■ **Problem to solve**: Transcribe each line of the material as it is, and drop any picture.

■ **Data shown**:
^^^^^^^^
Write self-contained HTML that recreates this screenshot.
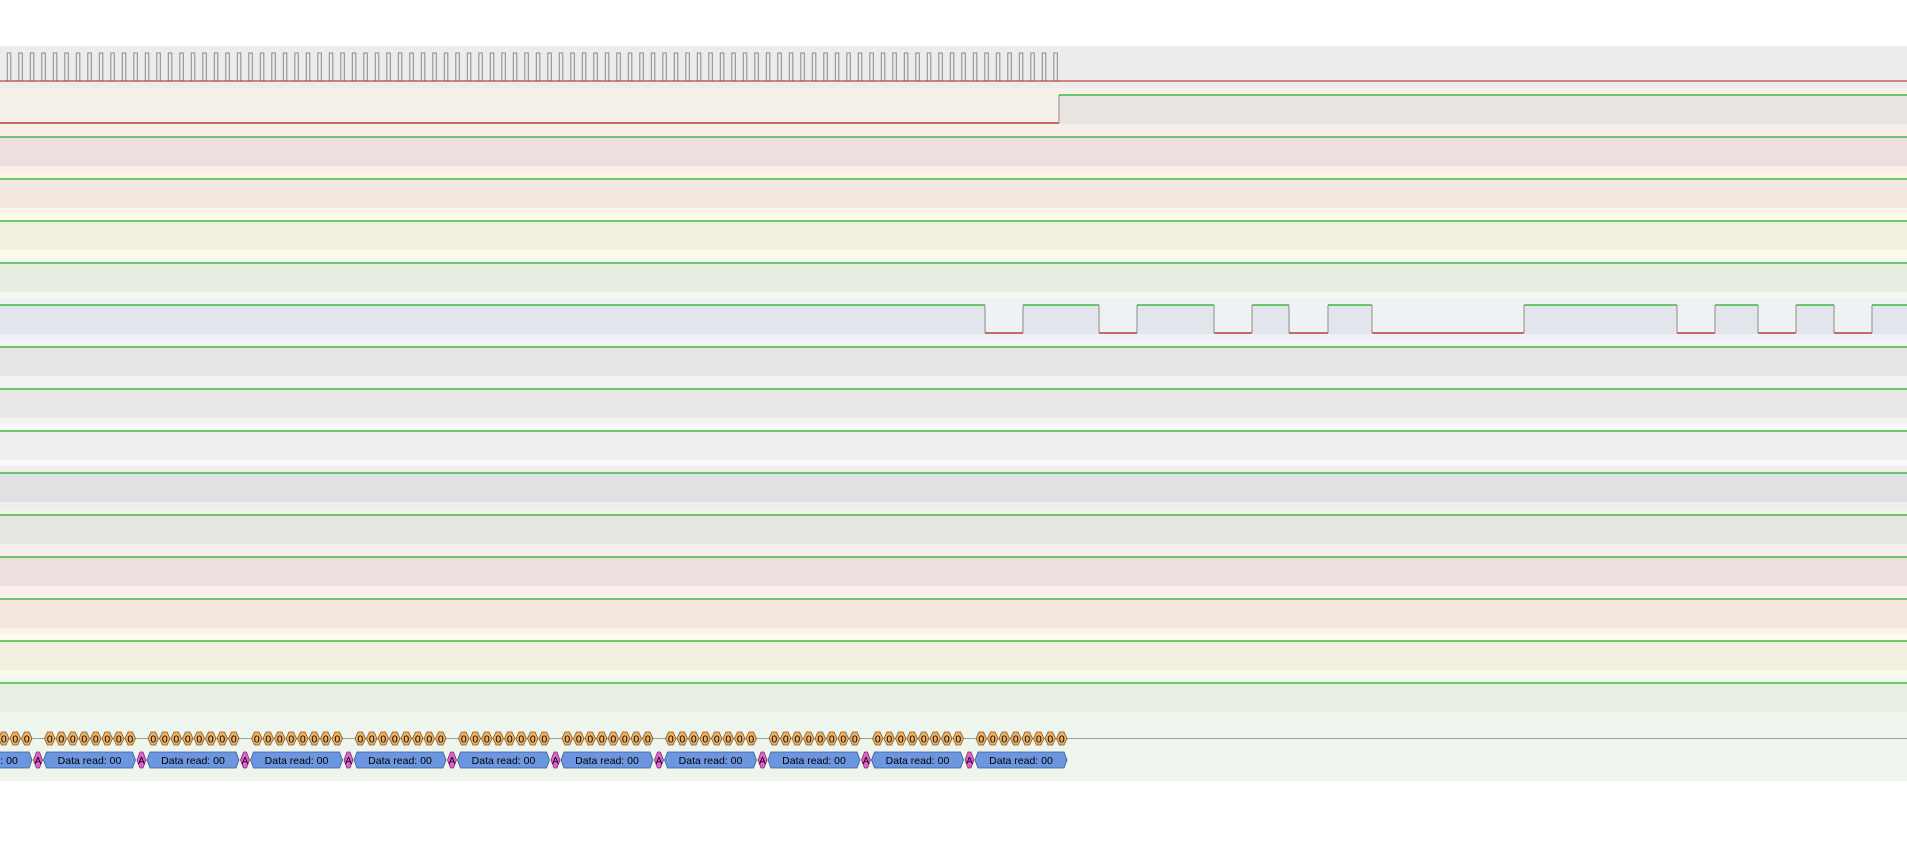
<!DOCTYPE html>
<html><head><meta charset="utf-8"><style>
html,body{margin:0;padding:0;background:#fff;}
svg{display:block;font-family:"Liberation Sans",Arial,sans-serif;}
</style></head><body>
<svg id="chart" width="1907" height="844" viewBox="0 0 1907 844" xmlns="http://www.w3.org/2000/svg"></svg>
<script>
// ---- data ----
const laneLight = ["#ececec","#f5f0ea","#fcecea","#fdf3ea","#fdfbeb","#f3f9ed","#eef2f7","#f3f2f4","#f4f4f4","#fafafa","#eeeeee","#f3f1ec","#fbeced","#fcf2eb","#fdfbeb","#f3f8ed"];
const laneDark  = ["#ececec","#e8e5e0","#eddfdf","#f2e8e0","#f2efe0","#e7efe3","#e2e6ec","#e7e5e8","#e8e8e8","#efefef","#e1e0e2","#e7e5df","#eedfdf","#f3e7de","#f2efdf","#e7f0e3"];
// transitions per lane: [initialLevel, edge times...]
const laneEdges = [
  null, // clock lane handled separately
  [0,1059],
  [1],[1],[1],[1],
  [1,985,1023,1099,1137,1214,1252,1289,1328,1372,1524,1677,1715,1758,1796,1834,1872],
  [1],[1],[1],[1],[1],[1],[1],[1],[1]
];
const clockStart = 7.3, clockPeriod = 11.5, clockHigh = 3.5, clockEnd = 1058;
const byteStart = 44, bitWidth = 11.5, bitsPerByte = 8, byteCount = 10;
const byteValues = ["00","00","00","00","00","00","00","00","00","00"];
const bitValues = ["0","0","0","0","0","0","0","0"];

// ---- geometry ----
const W = 1907, laneTop = 46, laneH = 42;
const hiY = k => 53 + laneH*k, loY = k => 81 + laneH*k;
const svg = document.getElementById('chart');
const NS = "http://www.w3.org/2000/svg";
function mk(tag, attrs, parent){ const e=document.createElementNS(NS,tag); for(const a in attrs) e.setAttribute(a,attrs[a]); (parent||svg).appendChild(e); return e; }

// lanes
for (let k=0;k<16;k++){
  const g = mk('g',{});
  
  
  const bg = mk('rect',{x:0,y:laneTop+laneH*k,width:W,height:laneH,fill:laneLight[k]},g);
  
  
  if (k===0){
    let d = `M0 ${loY(0)}`;
    for (let t=clockStart; t<clockEnd; t+=clockPeriod){
      d += ` L${t} ${loY(0)} L${t} ${hiY(0)} L${t+clockHigh} ${hiY(0)} L${t+clockHigh} ${loY(0)}`;
      const hl = mk('line',{x1:t,x2:t+clockHigh,y1:hiY(0),y2:hiY(0),stroke:"#1fae1f","stroke-width":1},g);
      
      
    }
    const p = mk('path',{d:d,fill:"none",stroke:"#8a8a8a","stroke-width":1},g);
    
    
    const ll = mk('line',{x1:0,x2:W,y1:loY(0),y2:loY(0),stroke:"#b81414","stroke-width":1},g);
    
    
    continue;
  }
  const e = laneEdges[k];
  let level = e[0];
  const times = [0, ...e.slice(1), W];
  for (let i=0;i<times.length-1;i++){
    const x1=times[i], x2=times[i+1];
    if (level){
      const r = mk('rect',{x:x1,y:hiY(k),width:x2-x1,height:loY(k)-hiY(k)+1,fill:laneDark[k]},g);
      
      
    }
    const y = level ? hiY(k) : loY(k);
    const s = mk('line',{x1:x1,x2:x2,y1:y,y2:y,stroke: level?"#1fae1f":"#b81414","stroke-width":1.2},g);
    
    
    if (i>0){
      const v = mk('line',{x1:x1,x2:x1,y1:hiY(k),y2:loY(k),stroke:"#8a8a8a","stroke-width":1},g);
      
      
    }
    level = 1-level;
  }
}

// decoder lane
const dg = mk('g',{});


const dbg = mk('rect',{x:0,y:712,width:W,height:69,fill:"#edf5ec"},dg);


const bl = mk('line',{x1:0,x2:W,y1:738.5,y2:738.5,stroke:"#a0a0a0","stroke-width":1},dg);


function hex(x1,x2,yc,h){ const a=Math.min(3,(x2-x1)/3); return `M${x1} ${yc} L${x1+a} ${yc-h/2} L${x2-a} ${yc-h/2} L${x2} ${yc} L${x2-a} ${yc+h/2} L${x1+a} ${yc+h/2} Z`; }
const byteSpan = bitWidth*(bitsPerByte+1);
for (let b=-1;b<byteCount;b++){
  const s = byteStart + byteSpan*b;
  for (let i=0;i<bitsPerByte;i++){
    const x1 = s+bitWidth*i+0.5, x2 = s+bitWidth*(i+1)-0.5;
    if (x2<0) continue;
    const h = mk('path',{d:hex(x1,x2,738.5,13),fill:"#f0b064",stroke:"#7a5a30","stroke-width":0.8},dg);
    
    
    const t = mk('text',{x:(x1+x2)/2,y:742.5,"font-size":10.5,"text-anchor":"middle",fill:"#000"},dg);
    
    
    t.textContent = bitValues[i];
  }
  const bx1=s-0.5, bx2=s+bitWidth*bitsPerByte-0.5;
  const bp = mk('path',{d:hex(bx1,bx2,760,16),fill:"#6d96e0",stroke:"#3a5a98","stroke-width":0.8},dg);
  
  
  const bt = mk('text',{x:(bx1+bx2)/2,y:764,"font-size":10.5,"text-anchor":"middle",fill:"#000"},dg);
  
  
  bt.textContent = "Data read: " + byteValues[Math.max(b,0)];
  if (b < byteCount-1){
    const ax1 = s+bitWidth*bitsPerByte+1, ax2 = ax1+9;
    const ap = mk('path',{d:hex(ax1,ax2,760,16),fill:"#e060d0",stroke:"#803070","stroke-width":0.8},dg);
    
    
    const at = mk('text',{x:(ax1+ax2)/2,y:764,"font-size":10,"text-anchor":"middle",fill:"#000"},dg);
    
    
    at.textContent = "A";
  }
}
</script>
</body></html>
^^^^^^^^
■ **Complete answer**:
Write self-contained HTML that recreates this screenshot.
<!DOCTYPE html>
<html><head><meta charset="utf-8"><style>
html,body{margin:0;padding:0;background:#fff;}
svg{display:block;font-family:"Liberation Sans",Arial,sans-serif;}
</style></head><body>
<svg id="chart" width="1907" height="844" viewBox="0 0 1907 844" xmlns="http://www.w3.org/2000/svg"></svg>
<script>
// ---- data ----
const laneLight = ["#ececec","#f5f0ea","#fcecea","#fdf3ea","#fdfbeb","#f3f9ed","#eef2f7","#f3f2f4","#f4f4f4","#fafafa","#eeeeee","#f3f1ec","#fbeced","#fcf2eb","#fdfbeb","#f3f8ed"];
const laneDark  = ["#ececec","#e8e5e0","#eddfdf","#f2e8e0","#f2efe0","#e7efe3","#e2e6ec","#e7e5e8","#e8e8e8","#efefef","#e1e0e2","#e7e5df","#eedfdf","#f3e7de","#f2efdf","#e7f0e3"];
// transitions per lane: [initialLevel, edge times...]
const laneEdges = [
  null, // clock lane handled separately
  [0,1059],
  [1],[1],[1],[1],
  [1,985,1023,1099,1137,1214,1252,1289,1328,1372,1524,1677,1715,1758,1796,1834,1872],
  [1],[1],[1],[1],[1],[1],[1],[1],[1]
];
const clockStart = 7.3, clockPeriod = 11.5, clockHigh = 3.5, clockEnd = 1058;
const byteStart = 44, bitWidth = 11.5, bitsPerByte = 8, byteCount = 10;
const byteValues = ["00","00","00","00","00","00","00","00","00","00"];
const bitValues = ["0","0","0","0","0","0","0","0"];

// ---- geometry ----
const W = 1907, laneTop = 46, laneH = 42;
const hiY = k => 53 + laneH*k, loY = k => 81 + laneH*k;
const svg = document.getElementById('chart');
const NS = "http://www.w3.org/2000/svg";
function mk(tag, attrs, parent){ const e=document.createElementNS(NS,tag); for(const a in attrs) e.setAttribute(a,attrs[a]); (parent||svg).appendChild(e); return e; }

// lanes
for (let k=0;k<16;k++){
  const g = mk('g',{});
  
  
  const bg = mk('rect',{x:0,y:laneTop+laneH*k,width:W,height:laneH,fill:laneLight[k]},g);
  
  
  if (k===0){
    let d = `M0 ${loY(0)}`;
    for (let t=clockStart; t<clockEnd; t+=clockPeriod){
      d += ` L${t} ${loY(0)} L${t} ${hiY(0)} L${t+clockHigh} ${hiY(0)} L${t+clockHigh} ${loY(0)}`;
      const hl = mk('line',{x1:t,x2:t+clockHigh,y1:hiY(0),y2:hiY(0),stroke:"#1fae1f","stroke-width":1},g);
      
      
    }
    const p = mk('path',{d:d,fill:"none",stroke:"#8a8a8a","stroke-width":1},g);
    
    
    const ll = mk('line',{x1:0,x2:W,y1:loY(0),y2:loY(0),stroke:"#b81414","stroke-width":1},g);
    
    
    continue;
  }
  const e = laneEdges[k];
  let level = e[0];
  const times = [0, ...e.slice(1), W];
  for (let i=0;i<times.length-1;i++){
    const x1=times[i], x2=times[i+1];
    if (level){
      const r = mk('rect',{x:x1,y:hiY(k),width:x2-x1,height:loY(k)-hiY(k)+1,fill:laneDark[k]},g);
      
      
    }
    const y = level ? hiY(k) : loY(k);
    const s = mk('line',{x1:x1,x2:x2,y1:y,y2:y,stroke: level?"#1fae1f":"#b81414","stroke-width":1.2},g);
    
    
    if (i>0){
      const v = mk('line',{x1:x1,x2:x1,y1:hiY(k),y2:loY(k),stroke:"#8a8a8a","stroke-width":1},g);
      
      
    }
    level = 1-level;
  }
}

// decoder lane
const dg = mk('g',{});


const dbg = mk('rect',{x:0,y:712,width:W,height:69,fill:"#edf5ec"},dg);


const bl = mk('line',{x1:0,x2:W,y1:738.5,y2:738.5,stroke:"#a0a0a0","stroke-width":1},dg);


function hex(x1,x2,yc,h){ const a=Math.min(3,(x2-x1)/3); return `M${x1} ${yc} L${x1+a} ${yc-h/2} L${x2-a} ${yc-h/2} L${x2} ${yc} L${x2-a} ${yc+h/2} L${x1+a} ${yc+h/2} Z`; }
const byteSpan = bitWidth*(bitsPerByte+1);
for (let b=-1;b<byteCount;b++){
  const s = byteStart + byteSpan*b;
  for (let i=0;i<bitsPerByte;i++){
    const x1 = s+bitWidth*i+0.5, x2 = s+bitWidth*(i+1)-0.5;
    if (x2<0) continue;
    const h = mk('path',{d:hex(x1,x2,738.5,13),fill:"#f0b064",stroke:"#7a5a30","stroke-width":0.8},dg);
    
    
    const t = mk('text',{x:(x1+x2)/2,y:742.5,"font-size":10.5,"text-anchor":"middle",fill:"#000"},dg);
    
    
    t.textContent = bitValues[i];
  }
  const bx1=s-0.5, bx2=s+bitWidth*bitsPerByte-0.5;
  const bp = mk('path',{d:hex(bx1,bx2,760,16),fill:"#6d96e0",stroke:"#3a5a98","stroke-width":0.8},dg);
  
  
  const bt = mk('text',{x:(bx1+bx2)/2,y:764,"font-size":10.5,"text-anchor":"middle",fill:"#000"},dg);
  
  
  bt.textContent = "Data read: " + byteValues[Math.max(b,0)];
  if (b < byteCount-1){
    const ax1 = s+bitWidth*bitsPerByte+1, ax2 = ax1+9;
    const ap = mk('path',{d:hex(ax1,ax2,760,16),fill:"#e060d0",stroke:"#803070","stroke-width":0.8},dg);
    
    
    const at = mk('text',{x:(ax1+ax2)/2,y:764,"font-size":10,"text-anchor":"middle",fill:"#000"},dg);
    
    
    at.textContent = "A";
  }
}
</script>
</body></html>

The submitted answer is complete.